Roome v. Edwards, [1982] A.C. 279 (HL)

"Since 'settlement' and 'trusts' are legal terms, which are also used by business men or laymen in a business or practical sense, I think that the question whether a particular set of facts amounts to a settlement should be approached by asking what a person, with knowledge of the legal context of the word under established doctrine and applying this knowledge in a practical and common-sense manner to the facts under examination, would conclude."

Tootal Broadhurst Lee Co. Ltd. v. I.R.C., [1949] 1 All E.R. 261 (HL)

It was found that the meaning of the word "investments" should be founded "on the meaning of the word for the man engaged in trade or business rather than for the man in the street" (p. 268).

See Also

Besner v. The Queen, 2008 DTC 4299, 2008 TCC 404

V.A. Miller J was assisted in her conclusion that the word "complaint" in s. 239(3) was used in its technical legal sense rather than having its ordinary everyday meaning given that it had the former meaning in s. 244 of the Act.

Imperial Oil Ltd. v. The Queen, 2003 DTC 179, 2003 TCC 46

An argument of the Crown that a taxpayer is not entitled to object to an assessment based on its own return of income or an assessment that does not result in an adverse adjustment, was rejected. Bowman A.C.J. stated (at p. 183) that:

"There must be very compelling reasons to find that a taxpayer's rights under the Income Tax Act are implicitly restricted where the rights are explicitly conferred and no restrictions are explicitly expressed."

MacNiven v. Westmoreland Investments Ltd., [2001] 1 All ER 865 (HL)

Before declining to apply the Ramsay line of cases to find (as alleged by the Crown) that the taxpayer in fact did not make a "payment" of interest, Lord Hoffmann stated (at p. 882):

"Taxing statutes often refer to purely legal concepts. They use expressions of which a commercial man, when asked what they mean, would say 'you had better ask a lawyer'."

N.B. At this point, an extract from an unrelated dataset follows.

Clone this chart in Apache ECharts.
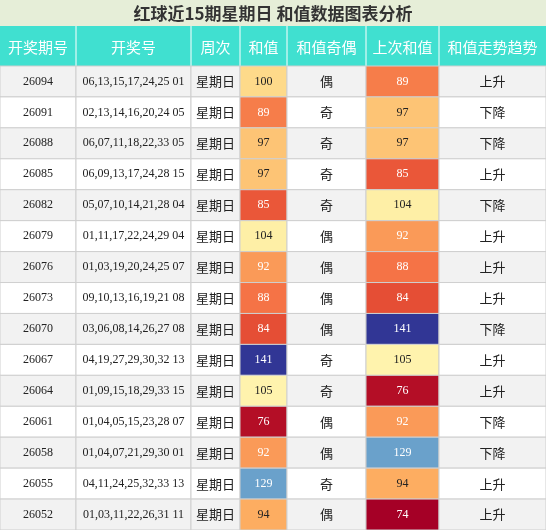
<!DOCTYPE html>
<html><head><meta charset="utf-8">
<script src="https://cdn.jsdelivr.net/npm/echarts@6/dist/echarts.min.js"></script>
<style>html,body{margin:0;padding:0;background:#fff}#c{width:546px;height:530px}</style>
</head><body><div id="c"></div>
<script>
const issues=['26094','26091','26088','26085','26082','26079','26076','26073','26070','26067','26064','26061','26058','26055','26052'];
const numbers=['06,13,15,17,24,25 01','02,13,14,16,20,24 05','06,07,11,18,22,33 05','06,09,13,17,24,28 15','05,07,10,14,21,28 04','01,11,17,22,24,29 04','01,03,19,20,24,25 07','09,10,13,16,19,21 08','03,06,08,14,26,27 08','04,19,27,29,30,32 13','01,09,15,18,29,33 15','01,04,05,15,23,28 07','01,04,07,21,29,30 01','04,11,24,25,32,33 13','01,03,11,22,26,31 11'];
const weekdays=Array(15).fill('星期日');
const sums=[100,89,97,97,85,104,92,88,84,141,105,76,92,129,94];
const parity=['偶','奇','奇','奇','奇','偶','偶','偶','偶','奇','奇','偶','偶','奇','偶'];
const prevSums=[89,97,97,85,104,92,88,84,141,105,76,92,129,94,74];
const trends=['上升','下降','下降','上升','下降','上升','上升','上升','下降','上升','上升','下降','下降','上升','上升'];
const headers=['开奖期号','开奖号','周次','和值','和值奇偶','上次和值','和值走势趋势'];
const title='红球近15期星期日 和值数据图表分析';

const bounds=[0,76,191,240,287,366,439,546];
const scale=['#a50026','#d73027','#f46d43','#fdae61','#fee090','#ffffbf','#e0f3f8','#abd9e9','#74add1','#4575b4','#313695'];
const vmin=74,vmax=141;
function hex(h){return [1,3,5].map(i=>parseInt(h.substr(i,2),16));}
function colorFor(v){
  let t=(v-vmin)/(vmax-vmin)*(scale.length-1);
  let i=Math.min(Math.floor(t),scale.length-2),f=t-i;
  const a=hex(scale[i]),b=hex(scale[i+1]);
  const c=a.map((x,k)=>Math.round(x+(b[k]-x)*f));
  return 'rgb('+c.join(',')+')';
}
function textFor(v){
  const m=colorFor(v).match(/\d+/g).map(Number);
  const l=0.299*m[0]+0.587*m[1]+0.114*m[2];
  return l<185?'#fff':'#222';
}
const rows=issues.map((d,i)=>[i,d,numbers[i],weekdays[i],sums[i],parity[i],prevSums[i],trends[i]]);
const chart=echarts.init(document.getElementById('c'));
const gfx=[{type:'rect',shape:{x:0,y:0,width:546,height:26},style:{fill:'#e6eed8'}},
 {type:'text',x:273,y:14,style:{text:title,fill:'#333',font:'bold 17px "Noto Sans CJK SC"',align:'center',verticalAlign:'middle'}},
 {type:'rect',shape:{x:0,y:26,width:546,height:40},style:{fill:'#40e0d0'}}];
headers.forEach((h,j)=>{
  gfx.push({type:'text',x:(bounds[j]+bounds[j+1])/2,y:47,style:{text:h,fill:'#fff',font:'15px "Noto Sans CJK SC"',align:'center',verticalAlign:'middle'}});
  if(j>0)gfx.push({type:'line',shape:{x1:bounds[j],y1:26,x2:bounds[j],y2:66},style:{stroke:'#fff',lineWidth:1}});
});
chart.setOption({
  animation:false,
  grid:{left:0,right:0,top:66,bottom:0},
  xAxis:{type:'value',min:0,max:546,show:false},
  yAxis:{type:'category',data:issues,inverse:true,show:false},
  graphic:gfx,
  series:[{type:'custom',data:rows,renderItem:function(params,api){
    const i=api.value(0);const r=rows[i];
    const top=api.coord([0,i])[1]-api.size([0,1])[1]/2;
    const h=api.size([0,1])[1];
    const children=[];
    for(let j=0;j<7;j++){
      const x0=api.coord([bounds[j],i])[0],x1=api.coord([bounds[j+1],i])[0];
      let fill=i%2===0?'#f2f2f2':'#ffffff',tc='#222';
      const val=r[j+1];
      if(j===3||j===5){fill=colorFor(val);tc=textFor(val);}
      children.push({type:'rect',shape:{x:x0,y:top,width:x1-x0,height:h},style:{fill:fill,stroke:'#cfcfcf',lineWidth:1}});
      const cjk=(j===3-0&&false);
      children.push({type:'text',x:(x0+x1)/2,y:top+h/2,style:{text:String(val),fill:tc,font:(typeof val==='string'&&/[\u4e00-\u9fff]/.test(val))?'13px "Noto Sans CJK SC"':'12px "Liberation Serif"',align:'center',verticalAlign:'middle'}});
    }
    return {type:'group',children:children};
  }}]
});
</script></body></html>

London Life Insurance Co. v. The Queen, 2000 DTC 1774 (TCC)

Before going on to find that deferred tax credits were not reserves for Part VI purposes, Mogan TCJ. noted (at p. 1777) that expert accounting evidence "has very little relevance or weight in the interpretation of a particular word or phrase".

McGorman v. The Queen, 99 DTC 699 (TCC)

In explaining the relevance to the interpretation of paragraph 8(1)(c) of the testimony of experts in religious matters, Bowman TCJ. stated (at p. 701):

"Here we are dealing with words used in a provision that deals, broadly speaking, with ecclesiastical concepts. It is, in determining the meaning to be assigned to such concepts in paragraph 8(1)(c), at least informative to know how these concepts have developed historically and have been articulated within an ecclesiastical context provided, of course, that the court remains mindful of its ultimate responsibility of determining the meaning in law of the words used."

Wheeler v. The Queen, 97 DTC 1156 (TCC)

Lamarre TCJ. found that evidence of usage within the oil and gas industry of "discovery" and "accumulation" would assist in interpreting those words as used in the Act.